Project information
Exploring Pentamethinium Salts for Antimetastatic Efficacy in Melanoma Model: Intratumoral vs. Systemic Delivery Strategies in Neoadjuvant Approach (Antimetastatic potential of PMS in melanoma model)

In recent decades, significant progress has been made in the field of cancer research, particularly in the diagnosis and treatment of various types of cancer. Despite these advancements, the challenge of dealing with metastases remains substantial. In this project, we will focus on a melanoma model, where distant organ metastasis is the leading cause of death. Melanoma is often considered as one of the most challenging cancers to treat with conventional approaches, including chemotherapy, radiation therapy, and early-stage targeted therapies. Melanoma differs from non-melanoma skin cancers in its propensity for local, regional, and distant spread. The initial phases of cancer metastasis encompass invasion, angiogenesis, intravasation, extravasation, dissemination, and the subsequent colonization of the target organ.

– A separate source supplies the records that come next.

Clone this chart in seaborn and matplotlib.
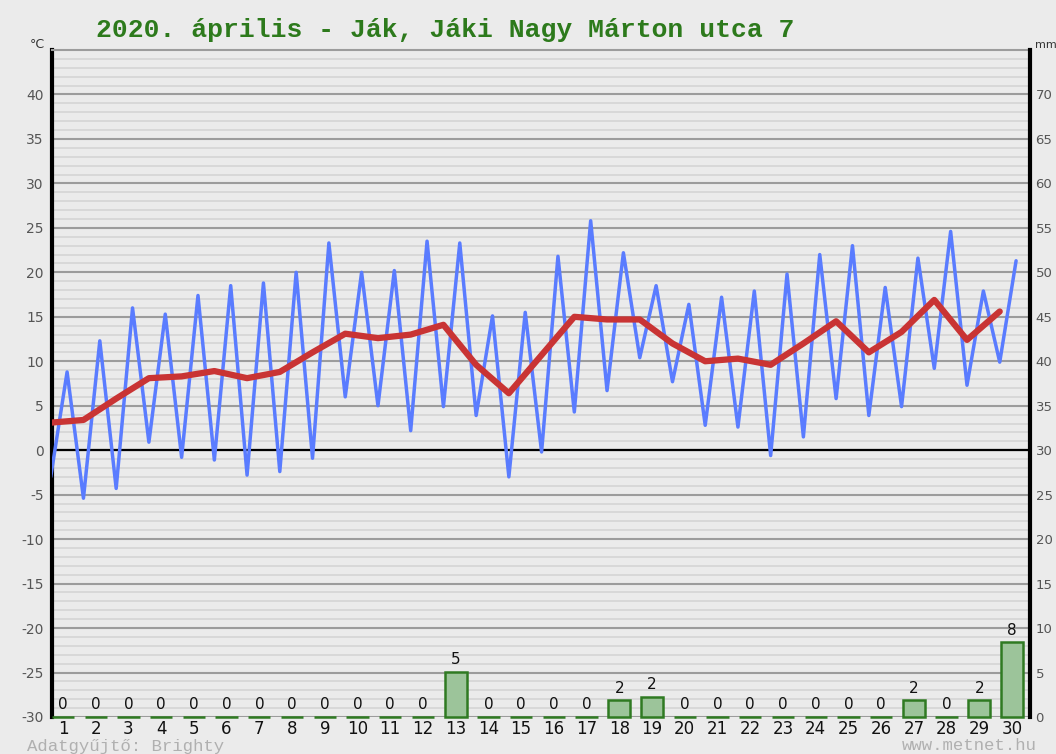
import numpy as np
import pandas as pd
import matplotlib
matplotlib.use("Agg")
import matplotlib.pyplot as plt
import seaborn as sns
from matplotlib.ticker import MultipleLocator

# ---------------- data ----------------
days = list(range(1, 31))
t_min = [-3.0, -5.4, -4.3, 0.9, -0.8, -1.1, -2.8, -2.4, -0.9, 6.0,
         5.0, 2.2, 4.9, 3.9, -3.0, -0.2, 4.3, 6.7, 10.4, 7.7,
         2.8, 2.6, -0.6, 1.5, 5.8, 3.9, 4.9, 9.2, 7.3, 9.9]
t_max = [8.8, 12.3, 16.0, 15.3, 17.4, 18.5, 18.8, 20.0, 23.3, 20.0,
         20.2, 23.5, 23.3, 15.1, 15.5, 21.8, 25.8, 22.2, 18.5, 16.4,
         17.2, 17.9, 19.8, 22.0, 23.0, 18.3, 21.6, 24.6, 17.9, 21.3]
t_mean = [3.1, 3.4, 5.8, 8.1, 8.3, 8.9, 8.1, 8.8, 11.0, 13.1,
          12.6, 13.0, 14.1, 9.6, 6.4, 10.7, 15.0, 14.7, 14.7, 12.0,
          10.0, 10.3, 9.6, 12.0, 14.5, 11.0, 13.3, 16.9, 12.4, 15.6]
precip = [0, 0, 0, 0, 0, 0, 0, 0, 0, 0,
          0, 0, 5.1, 0, 0, 0, 0, 1.9, 2.3, 0,
          0, 0, 0, 0, 0, 0, 1.9, 0, 1.9, 8.4]
title = "2020. április - Ják, Jáki Nagy Márton utca 7"
left_ticks = list(range(-30, 41, 5))
right_ticks = list(range(0, 71, 5))

# ---------------- style ----------------
sns.set_theme(style="white")
plt.rcParams["font.family"] = ["DejaVu Sans"]
plt.rcParams["axes.unicode_minus"] = False

BG = "#ebebeb"
fig = plt.figure(figsize=(10.56, 7.54), dpi=100, facecolor=BG)
ax = fig.add_axes([52 / 1056, 37 / 754, 978 / 1056, 667 / 754])
ax.set_facecolor(BG)

MIN_OFF, MAX_OFF = -0.375, 0.125
d = np.array(days, dtype=float)
blue = pd.DataFrame({"x": np.concatenate([d + MIN_OFF, d + MAX_OFF]),
                     "t": np.array(t_min + t_max)}).sort_values("x")
red = pd.DataFrame({"x": d + MIN_OFF, "t": t_mean})

ax.set_ylim(-30, 45)
ax.set_yticks(left_ticks)
ax.yaxis.set_minor_locator(MultipleLocator(1))
ax.grid(which="minor", axis="y", color="#d8d8d8", lw=1.4, zorder=0)
ax.grid(which="major", axis="y", color="#9c9c9c", lw=1.5, zorder=0)
ax.grid(which="major", axis="x", visible=False)
ax.axhline(0, color="black", lw=1.6, zorder=1)

sns.lineplot(data=blue, x="x", y="t", ax=ax, color="#5a7cff", lw=2.5,
             sort=False, zorder=3)
sns.lineplot(data=red, x="x", y="t", ax=ax, color="#c93434", lw=4.5,
             sort=False, zorder=4)

ax2 = ax.twinx()
sns.barplot(x=days, y=precip, ax=ax2, native_scale=True, width=0.68,
            color="#9cc49a", saturation=1, edgecolor="#2f7a22", linewidth=1.8)
for p in ax2.patches:
    p.set_clip_on(False)
for day, p in zip(days, precip):
    ax2.text(day, p + 1.35, f"{p:.0f}", ha="center", va="center",
             fontsize=11, color="#111111")
ax2.set_ylim(0, 75)
ax2.set_yticks(right_ticks)
ax2.set_ylabel("")
ax2.grid(False)

ax.set_xlim(0.664, 30.55)
ax.set_xticks(days)
ax.set_xticklabels([str(v) for v in days])
ax.set_xlabel("")
ax.set_ylabel("")
ax.tick_params(axis="x", length=0, pad=2, labelsize=12, labelcolor="#111111")
ax.tick_params(axis="y", which="both", length=0, pad=6, labelsize=10,
               labelcolor="#555555")
ax2.tick_params(axis="y", length=0, pad=4, labelsize=9.5, labelcolor="#555555")

for a in (ax, ax2):
    for s in a.spines.values():
        s.set_visible(False)
ax.spines["left"].set_visible(True)
ax.spines["left"].set_color("black")
ax.spines["left"].set_linewidth(3)
ax2.spines["right"].set_visible(True)
ax2.spines["right"].set_color("black")
ax2.spines["right"].set_linewidth(3)
ax.spines["top"].set_visible(True)
ax.spines["top"].set_color("#9c9c9c")
ax.spines["top"].set_linewidth(1.5)

fig.text(445 / 1056, 1 - 30 / 754, title, family="Liberation Mono",
         weight="bold", size=19, color="#2d7a1c", ha="center", va="center")
fig.text(30 / 1056, 1 - 45 / 754, "°C", size=9, color="#333333",
         ha="left", va="center")
fig.text(1035 / 1056, 1 - 45 / 754, "mm", size=8, color="#333333",
         ha="left", va="center")
fig.text(27 / 1056, 1 - 746 / 754, "Adatgyűjtő: Brighty",
         family="Liberation Mono", size=12.5, color="#b0b0b0",
         ha="left", va="center")
fig.text(1037 / 1056, 1 - 746 / 754, "www.metnet.hu",
         family="Liberation Mono", size=12.5, color="#b0b0b0",
         ha="right", va="center")

fig.savefig("out.png", dpi=100, facecolor=BG)
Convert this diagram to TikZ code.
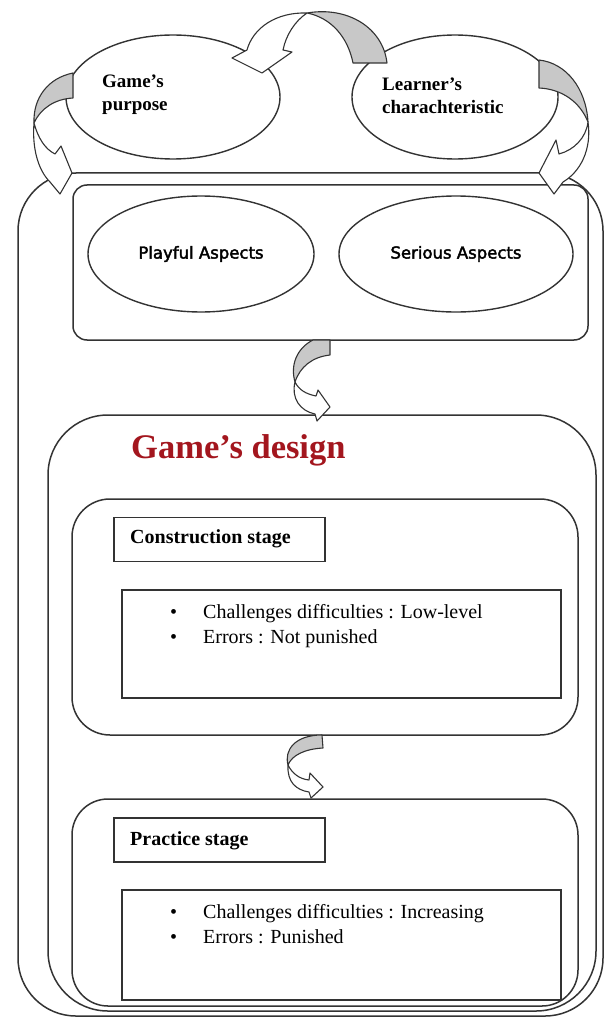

Nowadays, cytostatic drugs are commonly used, however, their impact is primarily limited to restraining the uncontrolled growth of malignant cells and novel therapeutic strategies aimed at preventing invasiveness and metastasis are still lacking. Migrastatic strategies offer a unique therapeutic approach designed to prevent the formation of systemic malignant lesions and reduce cancer-related mortality. Since the migration machinery has been proven to facilitate the spread of metastases, successful migrastatic therapy could potentially decrease the necessity for high-dose cytotoxic treatments currently utilized to prevent the risk of metastatic dissemination. The optimal targets for migrastatic therapy include components essential for various types of cellular motility, such as ATP availability, mitochondrial metabolism, and cytoskeleton rearrangement.
The selected compounds from the group of pentamethinium salts (PMS) meet the criteria mentioned above. PMS bind to the inner mitochondrial membrane and inhibit mitochondrial respiration, reducing overall ATP production. They also inhibit actin polymerization, as well as the migration and invasion of tumor cells.
In this project, our aim is to identify a compound within the PMS group that exhibits the most potent antimetastatic effects in a melanoma mouse model. Additionally, we intend to conduct a comparative analysis of intratumoral and systemic (intraperitoneal) therapy strategies within a neoadjuvant approach.